Es ist erstaunlich, wie schnell manche Dinge in Vergessenheit geraten. Als der Spiegel vor einer Woche meldete, die Risiken der Bankgesellschaft würden weitere 5 bis 8 Milliarden Euro betragen, herrschte nur kurz Aufregung. Zwei Tage später war die Sache zugunsten einer anderen Summe wieder vergessen. 6,3 Milliarden Euro, so lautete die Rechnung von Finanzsenator Thilo Sarrazin, betrage das Haushaltsdefizit 2002/2003. Zwei Horrormeldungen, die allerdings in ihrer Wirkung unterschiedlicher nicht sein könnten.

Kommentar von UWE RADA

Seit dem Bekanntwerden des neuen 6,3-Milliarden-Lochs ist mehr noch als bisher vom Sparen, oder besser: vom Kürzen die Rede. Schon zuvor hatte Sarrazin die Richtung vorgegeben, indem er sagte, Berlin habe kein Einnahmen-, wohl aber ein Ausgabenproblem. Wer aber über seine Verhältnisse lebt, muss auch mal einen Schnitt machen. Sarrazins „abartige Summe“ hat mithin den Effekt, dass das „Sparen“ mittlerweile so sehr zum Diktum wird, dass über bestimmte Dinge gar nicht mehr gesprochen wird. Zum Beispiel darüber, weshalb man eigentlich spart.

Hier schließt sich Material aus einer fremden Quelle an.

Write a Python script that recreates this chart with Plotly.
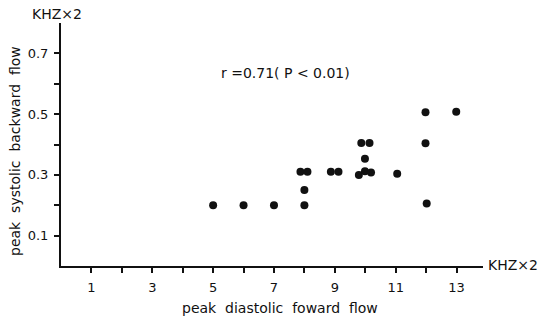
import plotly.graph_objects as go

# Data
x_vals = [5, 6, 7, 8, 8, 7.87, 8.1, 8.87, 9.12, 9.79, 9.99, 10.19, 9.99, 9.87, 10.14, 11.05, 11.98, 12.99, 11.98, 12.02]
y_vals = [0.2, 0.2, 0.2, 0.2, 0.25, 0.31, 0.31, 0.31, 0.31, 0.30, 0.312, 0.308, 0.353, 0.405, 0.405, 0.304, 0.506, 0.508, 0.404, 0.206]

x_tick_vals = [1, 2, 3, 4, 5, 6, 7, 8, 9, 10, 11, 12, 13]
x_tick_text = ["1", "", "3", "", "5", "", "7", "", "9", "", "11", "", "13"]
y_tick_vals = [0.1, 0.2, 0.3, 0.4, 0.5, 0.6, 0.7]
y_tick_text = ["0.1", "", "0.3", "", "0.5", "", "0.7"]

NB = "\u00a0"
x_title = f"peak{NB}{NB}diastolic{NB}{NB}foward{NB}{NB}flow"
y_title = f"peak{NB}{NB}systolic{NB}{NB}backward{NB}{NB}flow"
unit_label = "KHZ×2"
stat_label = f"r{NB}=0.71({NB}P{NB}<{NB}0.01)"

FONT = "DejaVu Sans, Liberation Sans, sans-serif"
W, H, L, T, R, B = 542, 318, 61, 23, 59, 52
pw, ph = W - L - R, H - T - B


def px_to_paper(px, py):
    return (px - L) / pw, (H - B - py) / ph


fig = go.Figure()
fig.add_trace(go.Scatter(
    x=x_vals, y=y_vals, mode="markers",
    marker=dict(color="#111111", size=8, line=dict(width=0)),
    showlegend=False, cliponaxis=False,
))

fig.update_layout(
    width=W, height=H,
    margin=dict(l=L, r=R, t=T, b=B),
    paper_bgcolor="white", plot_bgcolor="white",
    font=dict(family=FONT, size=13, color="#111111"),
    xaxis=dict(
        range=[0, 13.87], showgrid=False, zeroline=False,
        showline=True, linecolor="#111111", linewidth=2,
        ticks="outside", ticklen=5, tickwidth=1.5, tickcolor="#111111",
        tickvals=x_tick_vals, ticktext=x_tick_text,
        tickfont=dict(size=13), ticklabelstandoff=3,
    ),
    yaxis=dict(
        range=[0, 0.8], showgrid=False, zeroline=False,
        showline=True, linecolor="#111111", linewidth=2,
        ticks="outside", ticklen=5, tickwidth=1.5, tickcolor="#111111",
        tickvals=y_tick_vals, ticktext=y_tick_text,
        tickfont=dict(size=13), ticklabelstandoff=3,
    ),
)

ax, ay = px_to_paper(280, 308)
fig.add_annotation(x=ax, y=ay, xref="paper", yref="paper", text=x_title, showarrow=False,
                   font=dict(size=14), xanchor="center", yanchor="middle")
ax, ay = px_to_paper(15, 151)
fig.add_annotation(x=ax, y=ay, xref="paper", yref="paper", text=y_title, showarrow=False,
                   font=dict(size=14), textangle=-90, xanchor="center", yanchor="middle")
ax, ay = px_to_paper(57, 14)
fig.add_annotation(x=ax, y=ay, xref="paper", yref="paper", text=unit_label, showarrow=False,
                   font=dict(size=14), xanchor="center", yanchor="middle")
ax, ay = px_to_paper(540, 265)
fig.add_annotation(x=ax, y=ay, xref="paper", yref="paper", text=unit_label, showarrow=False,
                   font=dict(size=14), xanchor="right", yanchor="middle")
fig.add_annotation(x=5.18, y=0.635, xref="x", yref="y", xanchor="left", yanchor="middle",
                   text=stat_label, showarrow=False, font=dict(size=14))

fig.write_html("out.html", config={"displayModeBar": False},
               post_script="document.body.style.margin='0';document.body.style.overflow='hidden';")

Ganz anders verhält es sich mit den 5 bis 8 Milliarden in Folge der abenteuerlichen Fondsgeschäfte der Bankgesellschaft. Hier fragt man sich unweigerlich: Warum eigentlich noch sparen, wo doch jeden Tag eine neue Summe ans Tageslicht kommen kann. Eine Summe, die man nicht etwa dem eigenen Saus und Braus (Sozialhilfeausgaben etc.) zu verdanken hat, sondern dem der exklusiven Fondsanleger aus Wirtschaft und Politik.

Als mit Annette Fugmann-Heesing 1995 die Haushaltskonsolidierung oberstes Gebot wurde, gab es große Zustimmung, weil ein Ende der Fahnenstange zumindest in Sicht war. Wenn alles getan sei – und dazu gehörten neben dem Sparen auch die Verwaltungsreform, das Haushaltsstrukturgesetz und die Senkung der Nettoneuverschuldung –, könne man ab 2009 wieder gestalten.

Doch heute ist das Ende der Fahnenstange weniger denn je in Sicht. Wenn es aber kein Ziel mehr gibt, stellt man das Sparen an sich in Frage. Warum soll man mehr für den Fahrschein zahlen, wenn man sichergehen kann, dass das Geld nicht im Sparschwein landet, sondern bei den Profiteuren des Berliner Bankrotts?

Gerade die Milliardenschulden der Bankgesellschaft zeigen, dass es sich hier nicht um einen „Haushaltsnotstand“ handelt, sondern um eine gigantische Umverteilung zugunsten der Fondsanleger. Darüber freilich spricht man weniger gerne als über ein angebliches „Ausgabenproblem“. Auch das ist ein Grund, warum über die Horrormeldung des Spiegel im Vergleich zu der von Sarrazin so wenig geredet wurde.